_YOUR INSTRUCTIONS_. Pull out every line with the word "this".

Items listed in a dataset
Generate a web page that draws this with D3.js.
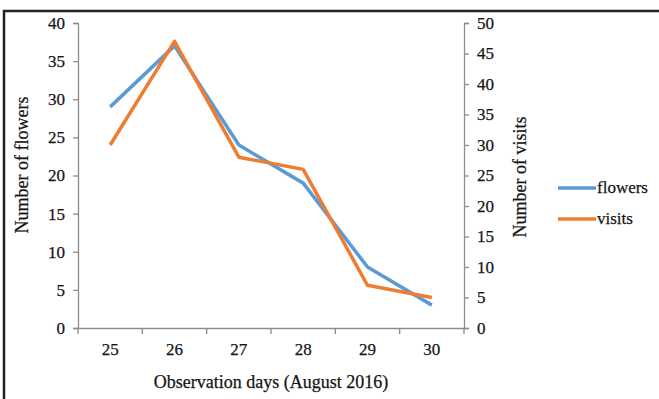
<!DOCTYPE html>
<html>
<head>
<meta charset="utf-8">
<script src="https://cdn.jsdelivr.net/npm/d3@7"></script>
<style>
  html, body { margin: 0; padding: 0; background: #fff; }
  svg { display: block; }
  text { font-family: "Liberation Serif", "Times New Roman", serif; fill: #151515; stroke: #151515; stroke-width: 0.25px; }
</style>
</head>
<body>
<svg id="chart" width="659" height="399"></svg>
<script>
// Observation days (August 2016)
const days = ["25", "26", "27", "28", "29", "30"];
// Number of flowers per day (left axis)
const flowers = [29, 37, 24, 19, 8, 3];
// Number of visits per day (right axis)
const visits = [30, 47, 28, 26, 7, 5];
const leftTicks = [0, 5, 10, 15, 20, 25, 30, 35, 40];
const rightTicks = [0, 5, 10, 15, 20, 25, 30, 35, 40, 45, 50];

const svg = d3.select("#chart");
const plot = { left: 78, right: 464, top: 23, bottom: 328 };
const axisColor = "#8c8c8c";

// frame around the figure
svg.append("path")
  .attr("d", `M4,399 V11 H659`)
  .attr("fill", "none").attr("stroke", "#222").attr("stroke-width", 2.5);

const x = d3.scaleBand().domain(days).range([plot.left, plot.right]);
const yL = d3.scaleLinear().domain([0, 40]).range([plot.bottom, plot.top]);
const yR = d3.scaleLinear().domain([0, 50]).range([plot.bottom, plot.top]);

function styleAxis(g) {
  g.attr("font-size", 17).attr("font-family", "'Liberation Serif', serif");
  g.selectAll("path, line").attr("stroke", axisColor).attr("stroke-width", 1.3);
  g.selectAll("text").attr("fill", "#151515").style("font-size", "17px");
}

// left axis
svg.append("g").attr("transform", `translate(${plot.left},0)`)
  .call(d3.axisLeft(yL).tickValues(leftTicks).tickSize(5).tickSizeOuter(5).tickPadding(8))
  .call(styleAxis);

// right axis
svg.append("g").attr("transform", `translate(${plot.right},0)`)
  .call(d3.axisRight(yR).tickValues(rightTicks).tickSize(5).tickSizeOuter(5).tickPadding(8))
  .call(styleAxis);

// bottom axis: tick marks at band boundaries, labels at band centres
const xAxisG = svg.append("g").attr("transform", `translate(0,${plot.bottom})`);
xAxisG.call(d3.axisBottom(x).tickSize(0).tickSizeOuter(0).tickPadding(15)).call(styleAxis);
const bounds = days.map(d => x(d)).concat([plot.right]);
xAxisG.selectAll("line.bound").data(bounds).enter().append("line")
  .attr("class", "bound")
  .attr("x1", d => d).attr("x2", d => d).attr("y1", 0).attr("y2", 6)
  .attr("stroke", axisColor).attr("stroke-width", 1.3);

const cx = d => x(d) + x.bandwidth() / 2;

const lineL = d3.line().x((d, i) => cx(days[i])).y(d => yL(d));
const lineR = d3.line().x((d, i) => cx(days[i])).y(d => yR(d));

svg.append("path").datum(flowers).attr("d", lineL)
  .attr("fill", "none").attr("stroke", "#5b9bd5").attr("stroke-width", 3.5)
  .attr("stroke-linejoin", "round");
svg.append("path").datum(visits).attr("d", lineR)
  .attr("fill", "none").attr("stroke", "#ed7d31").attr("stroke-width", 3.5)
  .attr("stroke-linejoin", "round");

// axis titles
svg.append("text")
  .attr("transform", `translate(28,165) rotate(-90)`)
  .attr("text-anchor", "middle").style("font-size", "18px")
  .text("Number  of flowers");
svg.append("text")
  .attr("transform", `translate(526,177) rotate(-90)`)
  .attr("text-anchor", "middle").style("font-size", "18px")
  .text("Number of visits");
svg.append("text")
  .attr("x", 271).attr("y", 388)
  .attr("text-anchor", "middle").style("font-size", "18px")
  .text("Observation days (August 2016)");

// legend
const legend = [
  { name: "flowers", color: "#5b9bd5", y: 188 },
  { name: "visits", color: "#ed7d31", y: 219 }
];
const lg = svg.append("g");
lg.selectAll("line").data(legend).enter().append("line")
  .attr("x1", 558).attr("x2", 596).attr("y1", d => d.y).attr("y2", d => d.y)
  .attr("stroke", d => d.color).attr("stroke-width", 3.5);
lg.selectAll("text").data(legend).enter().append("text")
  .attr("x", 597).attr("y", d => d.y + 5).style("font-size", "17px")
  .text(d => d.name);
</script>
</body>
</html>
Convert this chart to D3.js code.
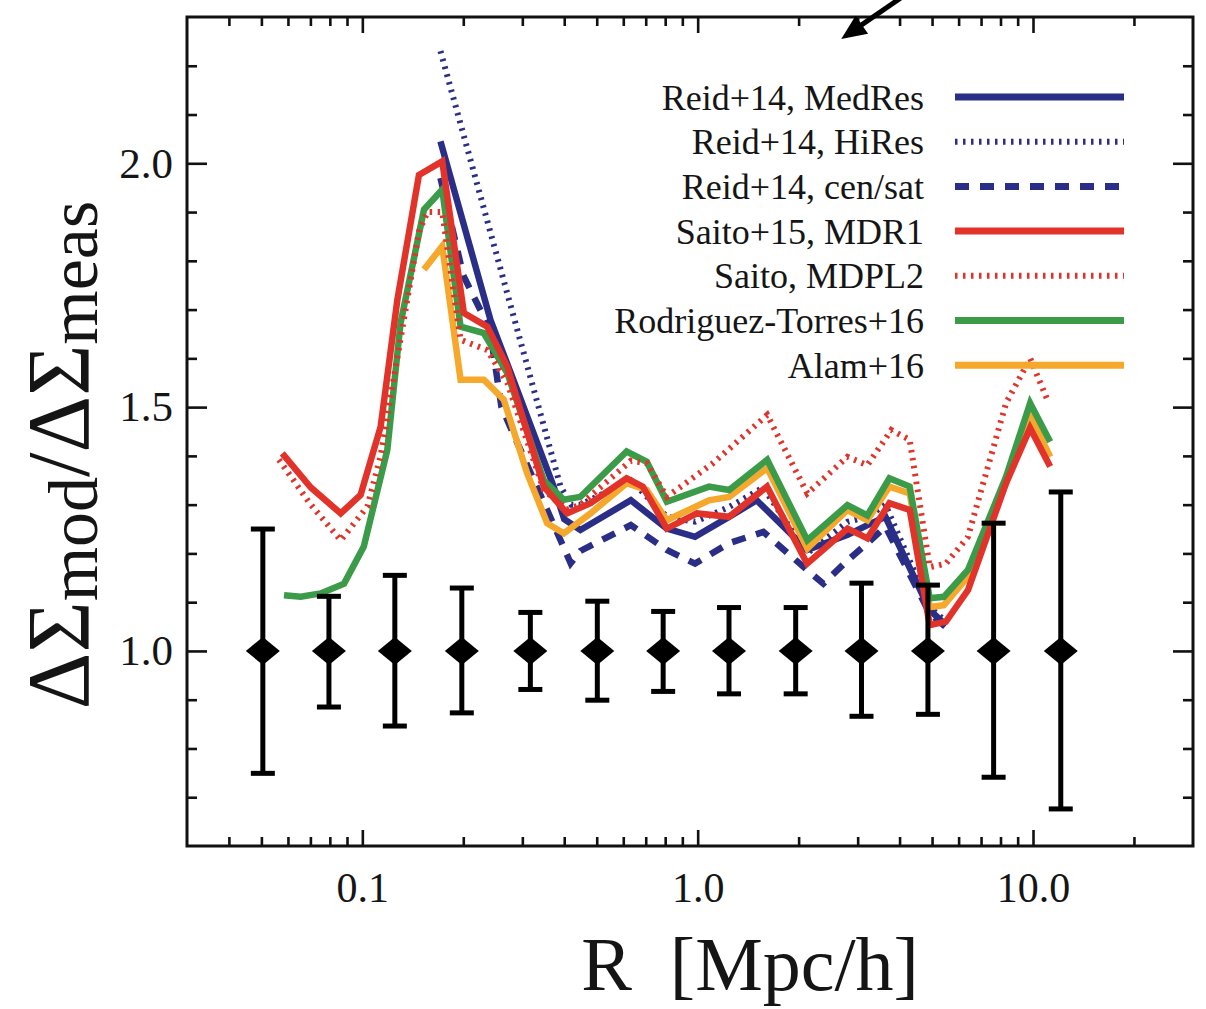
<!DOCTYPE html>
<html>
<head>
<meta charset="utf-8">
<script src="https://cdn.jsdelivr.net/npm/d3@7"></script>
<style>
  body { margin: 0; background: #fff; }
  text { font-family: 'Liberation Serif', 'Times New Roman', serif; fill: #151515; }
</style>
</head>
<body>
<div class="canvas"></div>
<script>
//measured points (ratio = 1 by construction)
const measR = [0.0505, 0.0795, 0.125, 0.198, 0.317, 0.502, 0.789, 1.24, 1.96, 3.08, 4.86, 7.63, 12.1];
const measHi = [1.25, 1.112, 1.155, 1.129, 1.079, 1.102, 1.081, 1.089, 1.089, 1.139, 1.135, 1.262, 1.326];
const measLo = [0.749, 0.885, 0.846, 0.873, 0.921, 0.899, 0.917, 0.912, 0.912, 0.866, 0.87, 0.741, 0.676];

//Reid+14, MedRes
const medResR = [0.171, 0.241, 0.277, 0.372, 0.4, 0.447, 0.632, 0.809, 0.982, 1.24, 1.5, 2.12, 2.8, 3.21, 3.63, 4.92, 5.5];
const medResV = [2.045, 1.679, 1.57, 1.337, 1.27, 1.248, 1.309, 1.251, 1.234, 1.275, 1.309, 1.207, 1.238, 1.258, 1.275, 1.084, 1.053];

//Reid+14, HiRes
const hiResR = [0.171, 0.39, 0.42, 0.447, 0.632, 0.809, 0.982, 1.24, 1.57, 2.12, 2.8, 3.21, 3.63, 4.92, 5.5];
const hiResV = [2.23, 1.337, 1.3, 1.3, 1.35, 1.275, 1.265, 1.295, 1.335, 1.2, 1.265, 1.275, 1.3, 1.09, 1.06];

//Reid+14, cen/sat
const cenSatR = [0.171, 0.2, 0.24, 0.26, 0.39, 0.418, 0.447, 0.632, 0.809, 0.982, 1.24, 1.57, 2.12, 2.37, 2.8, 3.21, 3.63, 4.92, 5.5];
const cenSatV = [1.97, 1.77, 1.66, 1.5, 1.227, 1.18, 1.205, 1.258, 1.207, 1.179, 1.221, 1.244, 1.166, 1.138, 1.186, 1.221, 1.255, 1.077, 1.049];

//Saito+15, MDR1
const mdr1R = [0.0577, 0.0702, 0.0862, 0.0988, 0.1134, 0.1272, 0.1475, 0.1731, 0.2008, 0.2358, 0.2705, 0.3477, 0.408, 0.479, 0.614, 0.686, 0.809, 0.995, 1.24, 1.61, 2.12, 2.8, 3.21, 3.73, 4.29, 4.92, 5.5, 6.4, 8.31, 9.8, 11.25];
const mdr1V = [1.405, 1.335, 1.282, 1.32, 1.46, 1.72, 1.976, 2.004, 1.693, 1.665, 1.583, 1.337, 1.282, 1.303, 1.354, 1.337, 1.251, 1.282, 1.275, 1.337, 1.179, 1.251, 1.231, 1.303, 1.289, 1.053, 1.06, 1.125, 1.344, 1.457, 1.378];

//Saito, MDPL2
const mdpl2R = [0.0564, 0.0702, 0.0862, 0.1035, 0.1134, 0.13, 0.1475, 0.1562, 0.1731, 0.1963, 0.2358, 0.2705, 0.3477, 0.408, 0.447, 0.632, 0.705, 0.809, 1.111, 1.612, 2.123, 2.796, 3.207, 3.781, 4.287, 4.922, 5.497, 6.397, 8.309, 9.804, 11.1];
const mdpl2V = [1.392, 1.3, 1.227, 1.296, 1.4, 1.64, 1.86, 1.9, 1.9, 1.638, 1.617, 1.55, 1.33, 1.29, 1.3, 1.39, 1.385, 1.316, 1.385, 1.484, 1.323, 1.398, 1.381, 1.453, 1.433, 1.172, 1.179, 1.234, 1.508, 1.6, 1.511];

//Rodriguez-Torres+16
const rtR = [0.0584, 0.0655, 0.0751, 0.0882, 0.101, 0.1187, 0.13, 0.1527, 0.1731, 0.1963, 0.2303, 0.2705, 0.3477, 0.399, 0.447, 0.614, 0.705, 0.809, 1.081, 1.241, 1.612, 2.123, 2.796, 3.207, 3.73, 4.287, 4.922, 5.422, 6.397, 8.309, 9.804, 11.25];
const rtV = [1.114, 1.111, 1.118, 1.138, 1.214, 1.412, 1.672, 1.905, 1.946, 1.665, 1.652, 1.57, 1.35, 1.31, 1.316, 1.409, 1.388, 1.306, 1.337, 1.33, 1.392, 1.227, 1.299, 1.278, 1.354, 1.337, 1.108, 1.111, 1.166, 1.357, 1.508, 1.429];

//Alam+16
const alamR = [0.1527, 0.1731, 0.1963, 0.2303, 0.2642, 0.3102, 0.3558, 0.399, 0.479, 0.614, 0.705, 0.809, 1.081, 1.241, 1.612, 2.123, 2.796, 3.207, 3.73, 4.287, 4.922, 5.422, 6.397, 8.309, 9.804, 11.25];
const alamV = [1.782, 1.83, 1.556, 1.556, 1.515, 1.364, 1.262, 1.241, 1.282, 1.344, 1.33, 1.268, 1.309, 1.316, 1.375, 1.21, 1.289, 1.268, 1.337, 1.323, 1.09, 1.094, 1.152, 1.344, 1.484, 1.398];

//axis ticks
const xMajor = [0.1, 1, 10];
const xMinor = [0.04, 0.05, 0.06, 0.07, 0.08, 0.09, 0.2, 0.3, 0.4, 0.5, 0.6, 0.7, 0.8, 0.9, 2, 3, 4, 5, 6, 7, 8, 9, 20];
const yMajor = [1.0, 1.5, 2.0];
const yMinor = [0.7, 0.8, 0.9, 1.1, 1.2, 1.3, 1.4, 1.6, 1.7, 1.8, 1.9, 2.1, 2.2];

//annotation arrow (data coords, start -> tip)
const arrowR = [4.05, 2.68];
const arrowV = [2.34, 2.255];

const legendLabels = ['Reid+14, MedRes', 'Reid+14, HiRes', 'Reid+14, cen/sat', 'Saito+15, MDR1', 'Saito, MDPL2', 'Rodriguez-Torres+16', 'Alam+16'];

const blue = '#2b2e86';
const red = '#e2332a';
const green = '#3b9b48';
const orange = '#f5a82c';

const series = [
  { r: medResR, v: medResV, color: blue, dash: null },
  { r: hiResR, v: hiResV, color: blue, dash: 'dot' },
  { r: cenSatR, v: cenSatV, color: blue, dash: 'dash' },
  { r: mdr1R, v: mdr1V, color: red, dash: null },
  { r: mdpl2R, v: mdpl2V, color: red, dash: 'dot' },
  { r: rtR, v: rtV, color: green, dash: null },
  { r: alamR, v: alamV, color: orange, dash: null },
];
//drawing order (back to front)
const drawOrder = [1, 2, 0, 6, 5, 4, 3];

const dashArray = (d) => (d === 'dot' ? '2.5,5.5' : d === 'dash' ? '14,11' : null);
const strokeW = (d) => (d === 'dot' ? 6 : 6.5);

const margin = { top: 17, right: 13, bottom: 163, left: 187 };
const graphWidth = 1206 - margin.left - margin.right;
const graphHeight = 1009 - margin.top - margin.bottom;

const svg = d3
  .select('.canvas')
  .append('svg')
  .attr('width', 1206)
  .attr('height', 1009);

const graph = svg
  .append('g')
  .attr('transform', `translate(${margin.left}, ${margin.top})`);

//scales
const x = d3.scaleLog().domain([0.03, 30]).range([0, graphWidth]);
const y = d3.scaleLinear().domain([0.6, 2.3]).range([graphHeight, 0]);

//axes
const styleAxis = (g, size) => {
  g.select('.domain').remove();
  g.selectAll('line').attr('stroke', '#111').attr('stroke-width', 2.6);
  g.attr('font-size', size).attr('font-family', 'Liberation Serif, serif');
};

graph
  .append('g')
  .attr('transform', `translate(0, ${graphHeight})`)
  .call(d3.axisBottom(x).tickValues(xMajor).tickSize(-16).tickPadding(26).tickFormat(d3.format('.1f')))
  .call((g) => styleAxis(g, 42));
graph
  .append('g')
  .attr('transform', `translate(0, ${graphHeight})`)
  .call(d3.axisBottom(x).tickValues(xMinor).tickSize(-9).tickFormat(() => ''))
  .call((g) => styleAxis(g, 10));
graph
  .append('g')
  .call(d3.axisTop(x).tickValues(xMajor).tickSize(-16).tickFormat(() => ''))
  .call((g) => styleAxis(g, 10));
graph
  .append('g')
  .call(d3.axisTop(x).tickValues(xMinor).tickSize(-9).tickFormat(() => ''))
  .call((g) => styleAxis(g, 10));

graph
  .append('g')
  .call(d3.axisLeft(y).tickValues(yMajor).tickSize(-20).tickPadding(14).tickFormat(d3.format('.1f')))
  .call((g) => styleAxis(g, 43));
graph
  .append('g')
  .call(d3.axisLeft(y).tickValues(yMinor).tickSize(-10).tickFormat(() => ''))
  .call((g) => styleAxis(g, 10));
graph
  .append('g')
  .attr('transform', `translate(${graphWidth}, 0)`)
  .call(d3.axisRight(y).tickValues(yMajor).tickSize(-20).tickFormat(() => ''))
  .call((g) => styleAxis(g, 10));
graph
  .append('g')
  .attr('transform', `translate(${graphWidth}, 0)`)
  .call(d3.axisRight(y).tickValues(yMinor).tickSize(-10).tickFormat(() => ''))
  .call((g) => styleAxis(g, 10));

//frame
graph
  .append('rect')
  .attr('width', graphWidth)
  .attr('height', graphHeight)
  .attr('fill', 'none')
  .attr('stroke', '#111')
  .attr('stroke-width', 3);

//model lines
const line = d3
  .line()
  .x((d) => x(d[0]))
  .y((d) => y(d[1]));

drawOrder.forEach((i) => {
  const s = series[i];
  graph
    .append('path')
    .datum(d3.zip(s.r, s.v))
    .attr('fill', 'none')
    .attr('stroke', s.color)
    .attr('stroke-width', strokeW(s.dash))
    .attr('stroke-dasharray', dashArray(s.dash))
    .attr('stroke-linejoin', 'miter')
    .attr('d', line);
});

//error bars
const meas = measR.map((r, i) => ({ r: r, hi: measHi[i], lo: measLo[i] }));
const bars = graph.selectAll('.bar').data(meas).enter().append('g').attr('class', 'bar');

bars
  .append('line')
  .attr('x1', (d) => x(d.r))
  .attr('x2', (d) => x(d.r))
  .attr('y1', (d) => y(d.lo))
  .attr('y2', (d) => y(d.hi))
  .attr('stroke', '#000')
  .attr('stroke-width', 5);

['lo', 'hi'].forEach((k) => {
  bars
    .append('line')
    .attr('x1', (d) => x(d.r) - 12)
    .attr('x2', (d) => x(d.r) + 12)
    .attr('y1', (d) => y(d[k]))
    .attr('y2', (d) => y(d[k]))
    .attr('stroke', '#000')
    .attr('stroke-width', 5);
});

bars
  .append('path')
  .attr('transform', (d) => `translate(${x(d.r)}, ${y(1)})`)
  .attr('d', 'M0,-14L17,0L0,14L-17,0Z')
  .attr('fill', '#000');

//legend
const legend = graph.append('g').attr('transform', 'translate(0, 80)');
const rows = legend
  .selectAll('g')
  .data(legendLabels)
  .enter()
  .append('g')
  .attr('transform', (d, i) => `translate(0, ${i * 44.7})`);

rows
  .append('text')
  .attr('x', 737)
  .attr('dy', '0.35em')
  .attr('text-anchor', 'end')
  .attr('font-size', 36)
  .text((d) => d);

rows
  .append('line')
  .attr('x1', 768)
  .attr('x2', 937)
  .attr('stroke', (d, i) => series[i].color)
  .attr('stroke-width', (d, i) => (series[i].dash === 'dot' ? 6 : 7))
  .attr('stroke-dasharray', (d, i) => dashArray(series[i].dash));

//arrow annotation
const a0 = [x(arrowR[0]), y(arrowV[0])];
const a1 = [x(arrowR[1]), y(arrowV[1])];
const ang = (Math.atan2(a1[1] - a0[1], a1[0] - a0[0]) * 180) / Math.PI;
graph
  .append('line')
  .attr('x1', a0[0])
  .attr('y1', a0[1])
  .attr('x2', a1[0] + (a0[0] - a1[0]) * 0.2)
  .attr('y2', a1[1] + (a0[1] - a1[1]) * 0.2)
  .attr('stroke', '#000')
  .attr('stroke-width', 5);
graph
  .append('path')
  .attr('transform', `translate(${a1[0]}, ${a1[1]}) rotate(${ang})`)
  .attr('d', 'M0,0L-25,-11L-25,11Z')
  .attr('fill', '#000');

//axis titles
svg
  .append('text')
  .attr('x', 750)
  .attr('y', 990)
  .attr('text-anchor', 'middle')
  .attr('font-size', 76)
  .text('R\u00a0\u00a0[Mpc/h]');

const yTitle = svg
  .append('text')
  .attr('transform', 'translate(88, 455) rotate(-90)')
  .attr('text-anchor', 'middle')
  .attr('font-size', 88);
yTitle.append('tspan').text('ΔΣ');
yTitle.append('tspan').attr('font-size', 70).attr('dy', 9).text('mod');
yTitle.append('tspan').attr('dy', -9).text('/ΔΣ');
yTitle.append('tspan').attr('font-size', 70).attr('dy', 9).text('meas');
</script>
</body>
</html>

_TASK RESPONSE_.
Generate a web page that draws this with D3.js.
Convert this chart to D3.js code.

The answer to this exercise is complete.